Mas na Câmara ele teria apoio de partidos como o PL, o PP, o PMDB e o PTB que costumam apoiar qualquer governo e que estiveram envolvidos com o mensalão também…
O importante é você dizer para os parlamentares que o projeto é este, como fez o Fernando Henrique. Lula não tinha projeto nenhum. Os caras votaram pelo dinheiro e aconteceu o que aconteceu. Foi uma coisa muito dolorosa. Toda a turma de opinião do PT perdeu muito voto ou a eleição este ano. A turma do vai que vai é que ganhou. O governo Lula foi danoso à história do país.
E o que vai acontecer nos próximos quatro anos?
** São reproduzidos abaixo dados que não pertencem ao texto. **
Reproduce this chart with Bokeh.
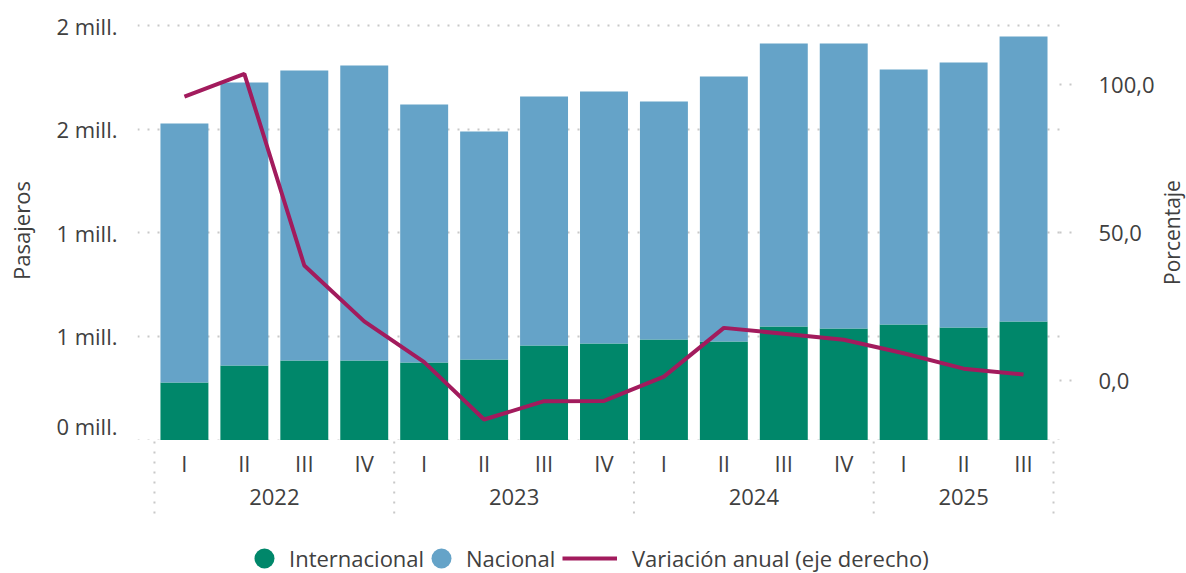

Se o Geraldo ganhar, vai haver moralização. Se o Lula ganhar, só vai aumentar meu fervor religioso. Vou rezar muito.
E vai pedir o quê?
Que o Brasil saiba passar por mais essa provação. A história do povo brasileiro é de superar provações.
Eleito, no que depender da oposição, ele conclui o segundo mandato?
Desejo que o Brasil tenha vida institucional normal. Mas nunca se sabe.
O senhor não descarta o pedido de impeachment?
Não há projeto para isso. Na minha cabeça, não.
Por enquanto não há elementos para isso?
Não vamos entrar para pedir impeachment. A primeira coisa é tentar derrotá-lo nas urnas. Se não ganharmos, fiscalizar. Se por ventura ele merecer um pedido de impeachment, com o maior constrangimento, iremos fazê-lo.
A oposição, no eventual segundo governo Lula, será redobrada?
Não foi brincadeira a fiscalização que fizemos. Tomamos conta de tudo. Não precisamos nos exceder.